## BRIEF
In your copy, include every line of the listing below exactly but none of the pictures.
"""
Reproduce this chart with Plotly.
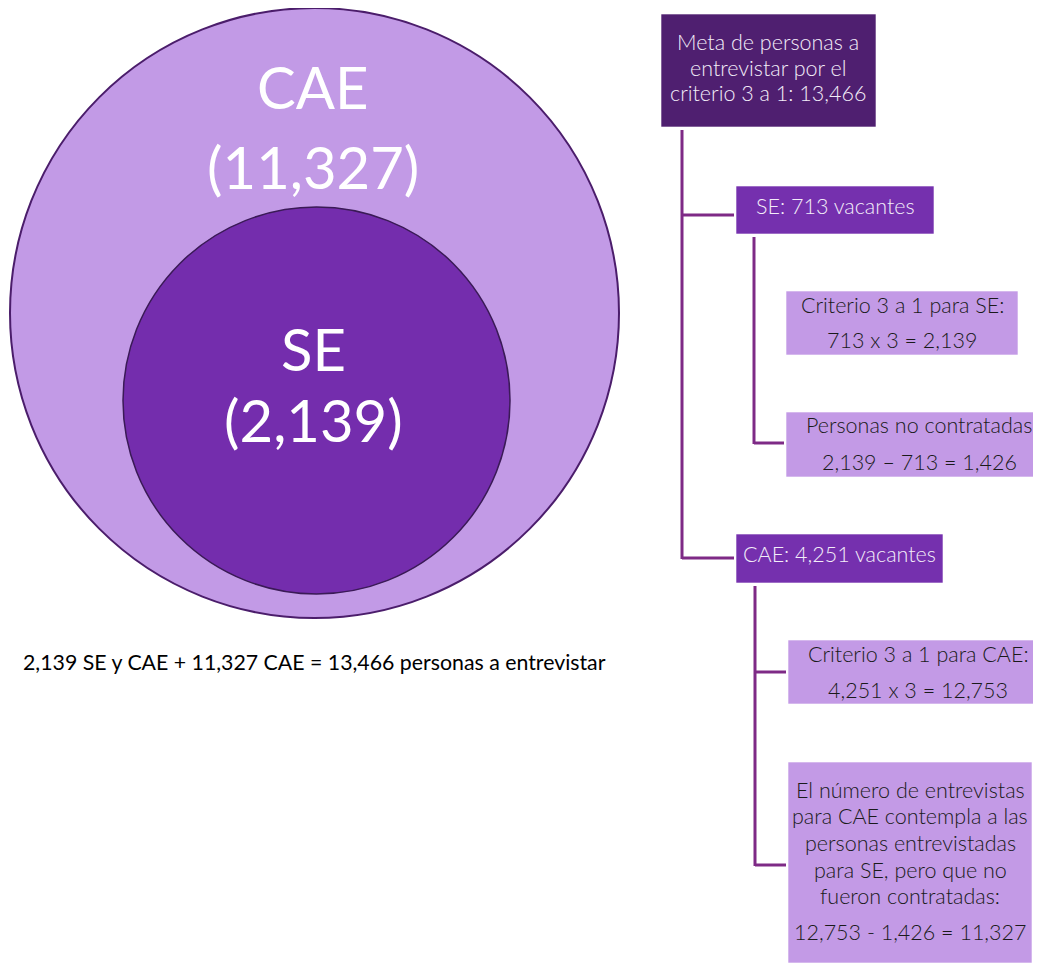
import plotly.graph_objects as go

# ---------------- data ----------------
circle_labels = ["CAE", "SE"]
circle_values = [11327, 2139]
vacantes_labels = ["SE", "CAE"]
vacantes_values = [713, 4251]
factor = 3
meta_total = 13466
no_contratadas = 1426
cae_bruto = 12753

def fmt(v):
    return f"{v:,}"

top_lines = ["Meta de personas a", "entrevistar por el", f"criterio 3 a 1: {fmt(meta_total)}"]
se_head = f"{vacantes_labels[0]}: {fmt(vacantes_values[0])} vacantes"
cae_head = f"{vacantes_labels[1]}: {fmt(vacantes_values[1])} vacantes"
se_crit = ["Criterio 3 a 1 para SE:", f"{fmt(vacantes_values[0])} x {factor} = {fmt(circle_values[1])}"]
se_nocont = ["Personas no contratadas", f"{fmt(circle_values[1])} \u2013 {fmt(vacantes_values[0])} = {fmt(no_contratadas)}"]
cae_crit = ["Criterio 3 a 1 para CAE:", f"{fmt(vacantes_values[1])} x {factor} = {fmt(cae_bruto)}"]
cae_note = ["El número de entrevistas", "para CAE contempla a las", "personas entrevistadas",
            "para SE, pero que no", "fueron contratadas:",
            f"{fmt(cae_bruto)} - {fmt(no_contratadas)} = {fmt(circle_values[0])}"]
summary = (f"{fmt(circle_values[1])} SE y CAE + {fmt(circle_values[0])} CAE = "
           f"{fmt(meta_total)} personas a entrevistar")

# ---------------- styles ----------------
W, H = 1041, 963
OFF = 8  # page body margin
FONT = "Lato"
C_OUTER = "#C29AE6"
C_INNER = "#742DAD"
C_TOP = "#4F1F70"
C_MID = "#7530AE"
C_LIGHT = "#C39AE6"
C_LINE = "#7E2A86"
TXT_LIGHT = "#F3EDF9"
TXT_DARK = "#1A1A1A"
BOX_FS = 21.5
BOX_W = 300

fig = go.Figure()
shapes = []
ann = []

# circles
shapes.append(dict(type="circle", xref="x", yref="y", x0=10, y0=8, x1=619, y1=618,
                   fillcolor=C_OUTER, line=dict(color="#4B1D6B", width=2), layer="below"))
shapes.append(dict(type="circle", xref="x", yref="y", x0=123, y0=207, x1=510, y1=594,
                   fillcolor=C_INNER, line=dict(color="#3A1A56", width=1.5), layer="below"))

def text(x, y, s, size, color, weight=400):
    ann.append(dict(x=x, y=y, xref="x", yref="y", text=s, showarrow=False,
                    xanchor="center", yanchor="middle",
                    font=dict(family=FONT, size=size, color=color, weight=weight)))

text(313, 86, circle_labels[0], 58, "white")
text(313, 166, f"({fmt(circle_values[0])})", 58, "white")
text(313, 348, circle_labels[1], 58, "white")
text(313, 419, f"({fmt(circle_values[1])})", 58, "white")

text(314, 662, summary, 21.3, "#000000")

# boxes
def box(x0, y0, x1, y1, color):
    shapes.append(dict(type="rect", xref="x", yref="y", x0=x0, y0=y0, x1=x1, y1=y1,
                       fillcolor=color, line=dict(color="rgba(255,255,255,0.6)", width=1),
                       layer="below"))

box(661, 14, 876, 127, C_TOP)
for i, s in enumerate(top_lines):
    text(768, 42 + i * 25.5, s, BOX_FS, TXT_LIGHT, BOX_W)

box(736, 186, 934, 234, C_MID)
text(835, 206, se_head, BOX_FS, TXT_LIGHT, BOX_W)

box(786, 291, 1018, 355, C_LIGHT)
text(902, 305, se_crit[0], BOX_FS, TXT_DARK, BOX_W)
text(902, 340, se_crit[1], BOX_FS, TXT_DARK, BOX_W)

box(786, 412, 1041, 477, C_LIGHT)
text(919, 425, se_nocont[0], BOX_FS, TXT_DARK, BOX_W)
text(919, 462, se_nocont[1], BOX_FS, TXT_DARK, BOX_W)

box(736, 534, 943, 583, C_MID)
text(839, 554, cae_head, BOX_FS, TXT_LIGHT, BOX_W)

box(788, 640, 1041, 704, C_LIGHT)
text(918, 654, cae_crit[0], BOX_FS, TXT_DARK, BOX_W)
text(918, 690, cae_crit[1], BOX_FS, TXT_DARK, BOX_W)

box(788, 762, 1032, 963, C_LIGHT)
ys = [790, 816, 843, 870, 896, 932]
for s, y in zip(cae_note, ys):
    text(910, y, s, BOX_FS, TXT_DARK, BOX_W)

# connectors
def seg(x0, y0, x1, y1):
    shapes.append(dict(type="line", xref="x", yref="y", x0=x0, y0=y0, x1=x1, y1=y1,
                       line=dict(color=C_LINE, width=3)))

seg(682, 130, 682, 559)
seg(682, 215, 734, 215)
seg(682, 558, 734, 558)
seg(754, 237, 754, 444)
seg(754, 443, 784, 443)
seg(755, 586, 755, 866)
seg(755, 672, 786, 672)
seg(755, 865, 786, 865)

fig.update_layout(
    width=W - OFF, height=H - OFF, autosize=False,
    margin=dict(l=0, r=0, t=0, b=0),
    paper_bgcolor="white", plot_bgcolor="white",
    xaxis=dict(range=[OFF, W], visible=False, fixedrange=True),
    yaxis=dict(range=[H, OFF], visible=False, fixedrange=True),
    shapes=shapes, annotations=ann, showlegend=False,
)
fig.write_html("out.html", config={"displayModeBar": False})
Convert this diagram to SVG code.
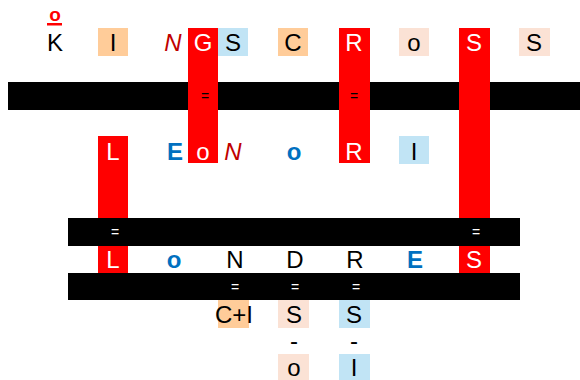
"""
## REPLY TO THE TASK
Reproduce this chart with Plotly.
import plotly.graph_objects as go

# ---------------- data ----------------
circle_labels = ["CAE", "SE"]
circle_values = [11327, 2139]
vacantes_labels = ["SE", "CAE"]
vacantes_values = [713, 4251]
factor = 3
meta_total = 13466
no_contratadas = 1426
cae_bruto = 12753

def fmt(v):
    return f"{v:,}"

top_lines = ["Meta de personas a", "entrevistar por el", f"criterio 3 a 1: {fmt(meta_total)}"]
se_head = f"{vacantes_labels[0]}: {fmt(vacantes_values[0])} vacantes"
cae_head = f"{vacantes_labels[1]}: {fmt(vacantes_values[1])} vacantes"
se_crit = ["Criterio 3 a 1 para SE:", f"{fmt(vacantes_values[0])} x {factor} = {fmt(circle_values[1])}"]
se_nocont = ["Personas no contratadas", f"{fmt(circle_values[1])} \u2013 {fmt(vacantes_values[0])} = {fmt(no_contratadas)}"]
cae_crit = ["Criterio 3 a 1 para CAE:", f"{fmt(vacantes_values[1])} x {factor} = {fmt(cae_bruto)}"]
cae_note = ["El número de entrevistas", "para CAE contempla a las", "personas entrevistadas",
            "para SE, pero que no", "fueron contratadas:",
            f"{fmt(cae_bruto)} - {fmt(no_contratadas)} = {fmt(circle_values[0])}"]
summary = (f"{fmt(circle_values[1])} SE y CAE + {fmt(circle_values[0])} CAE = "
           f"{fmt(meta_total)} personas a entrevistar")

# ---------------- styles ----------------
W, H = 1041, 963
OFF = 8  # page body margin
FONT = "Lato"
C_OUTER = "#C29AE6"
C_INNER = "#742DAD"
C_TOP = "#4F1F70"
C_MID = "#7530AE"
C_LIGHT = "#C39AE6"
C_LINE = "#7E2A86"
TXT_LIGHT = "#F3EDF9"
TXT_DARK = "#1A1A1A"
BOX_FS = 21.5
BOX_W = 300

fig = go.Figure()
shapes = []
ann = []

# circles
shapes.append(dict(type="circle", xref="x", yref="y", x0=10, y0=8, x1=619, y1=618,
                   fillcolor=C_OUTER, line=dict(color="#4B1D6B", width=2), layer="below"))
shapes.append(dict(type="circle", xref="x", yref="y", x0=123, y0=207, x1=510, y1=594,
                   fillcolor=C_INNER, line=dict(color="#3A1A56", width=1.5), layer="below"))

def text(x, y, s, size, color, weight=400):
    ann.append(dict(x=x, y=y, xref="x", yref="y", text=s, showarrow=False,
                    xanchor="center", yanchor="middle",
                    font=dict(family=FONT, size=size, color=color, weight=weight)))

text(313, 86, circle_labels[0], 58, "white")
text(313, 166, f"({fmt(circle_values[0])})", 58, "white")
text(313, 348, circle_labels[1], 58, "white")
text(313, 419, f"({fmt(circle_values[1])})", 58, "white")

text(314, 662, summary, 21.3, "#000000")

# boxes
def box(x0, y0, x1, y1, color):
    shapes.append(dict(type="rect", xref="x", yref="y", x0=x0, y0=y0, x1=x1, y1=y1,
                       fillcolor=color, line=dict(color="rgba(255,255,255,0.6)", width=1),
                       layer="below"))

box(661, 14, 876, 127, C_TOP)
for i, s in enumerate(top_lines):
    text(768, 42 + i * 25.5, s, BOX_FS, TXT_LIGHT, BOX_W)

box(736, 186, 934, 234, C_MID)
text(835, 206, se_head, BOX_FS, TXT_LIGHT, BOX_W)

box(786, 291, 1018, 355, C_LIGHT)
text(902, 305, se_crit[0], BOX_FS, TXT_DARK, BOX_W)
text(902, 340, se_crit[1], BOX_FS, TXT_DARK, BOX_W)

box(786, 412, 1041, 477, C_LIGHT)
text(919, 425, se_nocont[0], BOX_FS, TXT_DARK, BOX_W)
text(919, 462, se_nocont[1], BOX_FS, TXT_DARK, BOX_W)

box(736, 534, 943, 583, C_MID)
text(839, 554, cae_head, BOX_FS, TXT_LIGHT, BOX_W)

box(788, 640, 1041, 704, C_LIGHT)
text(918, 654, cae_crit[0], BOX_FS, TXT_DARK, BOX_W)
text(918, 690, cae_crit[1], BOX_FS, TXT_DARK, BOX_W)

box(788, 762, 1032, 963, C_LIGHT)
ys = [790, 816, 843, 870, 896, 932]
for s, y in zip(cae_note, ys):
    text(910, y, s, BOX_FS, TXT_DARK, BOX_W)

# connectors
def seg(x0, y0, x1, y1):
    shapes.append(dict(type="line", xref="x", yref="y", x0=x0, y0=y0, x1=x1, y1=y1,
                       line=dict(color=C_LINE, width=3)))

seg(682, 130, 682, 559)
seg(682, 215, 734, 215)
seg(682, 558, 734, 558)
seg(754, 237, 754, 444)
seg(754, 443, 784, 443)
seg(755, 586, 755, 866)
seg(755, 672, 786, 672)
seg(755, 865, 786, 865)

fig.update_layout(
    width=W - OFF, height=H - OFF, autosize=False,
    margin=dict(l=0, r=0, t=0, b=0),
    paper_bgcolor="white", plot_bgcolor="white",
    xaxis=dict(range=[OFF, W], visible=False, fixedrange=True),
    yaxis=dict(range=[H, OFF], visible=False, fixedrange=True),
    shapes=shapes, annotations=ann, showlegend=False,
)
fig.write_html("out.html", config={"displayModeBar": False})
Convert this diagram to SVG code.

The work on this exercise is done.